==== Provided data ====

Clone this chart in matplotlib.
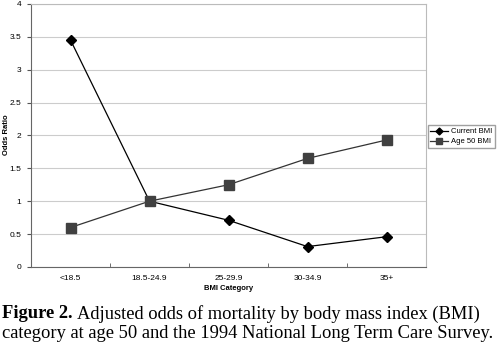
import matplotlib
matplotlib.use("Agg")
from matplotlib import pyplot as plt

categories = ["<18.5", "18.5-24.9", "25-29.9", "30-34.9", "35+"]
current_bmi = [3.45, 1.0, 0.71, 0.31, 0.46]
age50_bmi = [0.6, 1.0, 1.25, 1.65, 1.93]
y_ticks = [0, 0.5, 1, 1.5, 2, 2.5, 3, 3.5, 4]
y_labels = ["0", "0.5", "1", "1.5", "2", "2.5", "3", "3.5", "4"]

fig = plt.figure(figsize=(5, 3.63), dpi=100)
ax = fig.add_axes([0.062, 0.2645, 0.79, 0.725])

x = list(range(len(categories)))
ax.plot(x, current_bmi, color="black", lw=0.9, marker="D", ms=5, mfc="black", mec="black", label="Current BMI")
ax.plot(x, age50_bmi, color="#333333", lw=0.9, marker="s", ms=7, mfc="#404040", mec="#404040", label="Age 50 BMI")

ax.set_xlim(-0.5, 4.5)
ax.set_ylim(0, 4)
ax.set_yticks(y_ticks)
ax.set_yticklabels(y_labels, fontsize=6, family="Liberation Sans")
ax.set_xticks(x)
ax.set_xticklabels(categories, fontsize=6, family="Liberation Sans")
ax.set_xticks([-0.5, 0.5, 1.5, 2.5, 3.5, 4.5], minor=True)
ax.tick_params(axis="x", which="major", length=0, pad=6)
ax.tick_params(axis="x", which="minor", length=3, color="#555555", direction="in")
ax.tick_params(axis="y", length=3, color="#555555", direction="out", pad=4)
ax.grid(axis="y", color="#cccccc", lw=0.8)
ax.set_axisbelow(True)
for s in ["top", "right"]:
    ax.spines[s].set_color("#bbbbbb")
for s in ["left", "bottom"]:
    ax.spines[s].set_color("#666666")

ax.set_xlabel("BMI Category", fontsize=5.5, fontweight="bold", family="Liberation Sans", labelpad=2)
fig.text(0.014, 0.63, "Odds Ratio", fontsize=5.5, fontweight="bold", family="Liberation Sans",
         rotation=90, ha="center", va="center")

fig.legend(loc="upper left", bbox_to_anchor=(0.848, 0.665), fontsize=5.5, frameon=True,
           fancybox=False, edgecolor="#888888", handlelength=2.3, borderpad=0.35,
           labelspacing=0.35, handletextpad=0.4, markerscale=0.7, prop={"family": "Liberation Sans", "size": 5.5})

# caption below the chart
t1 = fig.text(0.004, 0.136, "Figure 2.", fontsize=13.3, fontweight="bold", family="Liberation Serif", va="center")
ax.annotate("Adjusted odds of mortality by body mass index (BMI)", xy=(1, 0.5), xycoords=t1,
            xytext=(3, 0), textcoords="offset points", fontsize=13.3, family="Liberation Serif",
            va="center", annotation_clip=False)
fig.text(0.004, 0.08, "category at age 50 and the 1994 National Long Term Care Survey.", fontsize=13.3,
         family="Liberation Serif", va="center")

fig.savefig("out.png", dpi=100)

====

_Aim of the exercise_
Quote the material in full and exactly; do not carry over its pictures.

_Output for this task_
Clone this chart in matplotlib.
import matplotlib
matplotlib.use("Agg")
from matplotlib import pyplot as plt

categories = ["<18.5", "18.5-24.9", "25-29.9", "30-34.9", "35+"]
current_bmi = [3.45, 1.0, 0.71, 0.31, 0.46]
age50_bmi = [0.6, 1.0, 1.25, 1.65, 1.93]
y_ticks = [0, 0.5, 1, 1.5, 2, 2.5, 3, 3.5, 4]
y_labels = ["0", "0.5", "1", "1.5", "2", "2.5", "3", "3.5", "4"]

fig = plt.figure(figsize=(5, 3.63), dpi=100)
ax = fig.add_axes([0.062, 0.2645, 0.79, 0.725])

x = list(range(len(categories)))
ax.plot(x, current_bmi, color="black", lw=0.9, marker="D", ms=5, mfc="black", mec="black", label="Current BMI")
ax.plot(x, age50_bmi, color="#333333", lw=0.9, marker="s", ms=7, mfc="#404040", mec="#404040", label="Age 50 BMI")

ax.set_xlim(-0.5, 4.5)
ax.set_ylim(0, 4)
ax.set_yticks(y_ticks)
ax.set_yticklabels(y_labels, fontsize=6, family="Liberation Sans")
ax.set_xticks(x)
ax.set_xticklabels(categories, fontsize=6, family="Liberation Sans")
ax.set_xticks([-0.5, 0.5, 1.5, 2.5, 3.5, 4.5], minor=True)
ax.tick_params(axis="x", which="major", length=0, pad=6)
ax.tick_params(axis="x", which="minor", length=3, color="#555555", direction="in")
ax.tick_params(axis="y", length=3, color="#555555", direction="out", pad=4)
ax.grid(axis="y", color="#cccccc", lw=0.8)
ax.set_axisbelow(True)
for s in ["top", "right"]:
    ax.spines[s].set_color("#bbbbbb")
for s in ["left", "bottom"]:
    ax.spines[s].set_color("#666666")

ax.set_xlabel("BMI Category", fontsize=5.5, fontweight="bold", family="Liberation Sans", labelpad=2)
fig.text(0.014, 0.63, "Odds Ratio", fontsize=5.5, fontweight="bold", family="Liberation Sans",
         rotation=90, ha="center", va="center")

fig.legend(loc="upper left", bbox_to_anchor=(0.848, 0.665), fontsize=5.5, frameon=True,
           fancybox=False, edgecolor="#888888", handlelength=2.3, borderpad=0.35,
           labelspacing=0.35, handletextpad=0.4, markerscale=0.7, prop={"family": "Liberation Sans", "size": 5.5})

# caption below the chart
t1 = fig.text(0.004, 0.136, "Figure 2.", fontsize=13.3, fontweight="bold", family="Liberation Serif", va="center")
ax.annotate("Adjusted odds of mortality by body mass index (BMI)", xy=(1, 0.5), xycoords=t1,
            xytext=(3, 0), textcoords="offset points", fontsize=13.3, family="Liberation Serif",
            va="center", annotation_clip=False)
fig.text(0.004, 0.08, "category at age 50 and the 1994 National Long Term Care Survey.", fontsize=13.3,
         family="Liberation Serif", va="center")

fig.savefig("out.png", dpi=100)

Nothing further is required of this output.